O princípio ativo do remédio contra a Doença de Chagas era fabricado pelo laboratório Roche, mas como a infecção está entre aquelas chamadas de negligenciadas, a empresa não teve mais interesse em fabricar a droga e doou a patente para o governo brasileiro, que escolheu a Nortec para fornecer a matéria-prima, diz Morais.
- O Lafepe fornece os comprimidos que são distribuídos para toda a América Latina e até para a Europa, onde a doença chegou com os imigrantes principalmente com os bolivianos. Hoje a Federação Mundial de Associações de Portadores de Doença de Chagas é presidida inclusive por um boliviano, residente em Barcelona.
De acordo com o vice-presidente da Federação Mundial de Associações de Portadores da Doença de Chagas, Wilson Oliveira, essa não é a primeira vez que ocorrem problemas com a distribuição do medicamento. Coordenador do Ambulatório de Doença de Chagas e Insuficiência Cardíaca do Hospital Osvaldo Cruz (HOC) há 24 anos, ele diz que ainda não há falta do remédio em Pernambuco.
- Como a Doença de Chagas só atinge basicamente a população pobre e está entre as chamadas negligenciadas, o único remédio que dispomos foi desenvolvido há quatro décadas, e desde então não mais evoluiu. Caso se insistisse em pesquisas para essa área, poderíamos ter drogas com efeitos colaterais menores - afirma.

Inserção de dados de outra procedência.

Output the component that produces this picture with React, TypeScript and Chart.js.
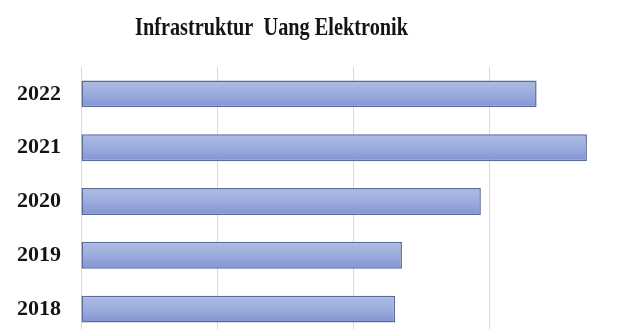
import React, { useEffect, useRef } from "react";
import { Chart, registerables } from "chart.js";

Chart.register(...registerables);

const TITLE = "Infrastruktur  Uang Elektronik";
const categories = ["2022", "2021", "2020", "2019", "2018"];
const values = [3.35, 3.72, 2.94, 2.36, 2.31];
const xMin = 0;
const xMax = 4;
const xStep = 1;

const BAR_PCT = 0.5;

const titlePlugin = {
  id: "condensedTitle",
  afterDraw(chart: any) {
    const ctx = chart.ctx;
    ctx.save();
    ctx.font = 'bold 25px "Liberation Serif", "Times New Roman", serif';
    ctx.fillStyle = "#141414";
    ctx.textAlign = "center";
    ctx.textBaseline = "alphabetic";
    ctx.fillText(TITLE, chart.width * 0.4344, 35, 273);
    ctx.restore();
  },
};

export default function App() {
  const ref = useRef<HTMLCanvasElement | null>(null);

  useEffect(() => {
    if (!ref.current) return;
    const chart = new Chart(ref.current, {
      type: "bar",
      data: {
        labels: categories,
        datasets: [
          {
            data: values,
            backgroundColor: (c: any) => {
              const ch = c.chart;
              const y = ch.scales && ch.scales.y;
              if (!y || c.dataIndex === undefined) return "#9aabdd";
              const center = y.getPixelForValue(c.dataIndex);
              const spacing = Math.abs(y.getPixelForValue(1) - y.getPixelForValue(0));
              const half = (spacing * BAR_PCT) / 2;
              if (!isFinite(center) || !isFinite(half) || half <= 0) return "#9aabdd";
              const g = ch.ctx.createLinearGradient(0, center - half, 0, center + half);
              g.addColorStop(0, "#aebce3");
              g.addColorStop(0.5, "#9cacdd");
              g.addColorStop(1, "#8294d2");
              return g;
            },
            borderColor: "#5b6b98",
            borderWidth: 1.5,
            borderSkipped: false,
            barPercentage: BAR_PCT,
            categoryPercentage: 1,
          },
        ],
      },
      options: {
        indexAxis: "y",
        animation: false,
        responsive: false,
        layout: { padding: { top: 67, left: 0, right: 0, bottom: 0 } },
        plugins: {
          legend: { display: false },
          title: { display: false },
          tooltip: { enabled: false },
        },
        scales: {
          x: {
            min: xMin,
            max: xMax,
            ticks: { display: false, stepSize: xStep },
            border: { display: false },
            grid: {
              drawTicks: false,
              color: (c: any) => (c.tick && c.tick.value === xMax ? "rgba(0,0,0,0)" : "#d9d9d9"),
              lineWidth: 1,
            },
            afterFit: (scale: any) => {
              scale.height = 0;
            },
          },
          y: {
            grid: { display: false, drawTicks: false },
            border: { display: false },
            ticks: {
              padding: 20,
              color: "#141414",
              font: { family: '"Liberation Serif", "Times New Roman", serif', size: 22, weight: "bold" },
            },
            afterFit: (scale: any) => {
              scale.width = 81;
              scale.paddingTop = 0;
              scale.paddingBottom = 0;
            },
          },
        },
      },
      plugins: [titlePlugin],
    });
    return () => chart.destroy();
  }, []);

  return (
    <div
      style={{
        position: "absolute",
        left: 0,
        top: 0,
        width: 625,
        height: 329,
        overflow: "hidden",
        background: "#ffffff",
      }}
    >
      <canvas ref={ref} width={625} height={336} style={{ width: 625, height: 336, display: "block" }} />
    </div>
  );
}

Oliveira comenta que o benzonidazol provoca problemas de pele e no sistema nervoso. E as crianças reagem melhor ao tratamento do que os adultos. Recentemente, entidades como a OMS, a organização Médicos sem Fronteiras e ainda as associações de portadores da doença se reuniram em Campinas, onde começaram a elaborar uma carta de apelo às autoridades para que não falte o medicamento, inclusive na Bolívia, onde a doença é endêmica e apresenta a maior prevalência. A droga é usada durante 60 dias consecutivos e o percentual de cura nas crianças chega a 80%, segundo Oliveira. Nos adultos essa percentagem é menor, principalmente na fase crônica da doença. No HOC - hospital universitário e referência em Chagas - há 1.500 doentes.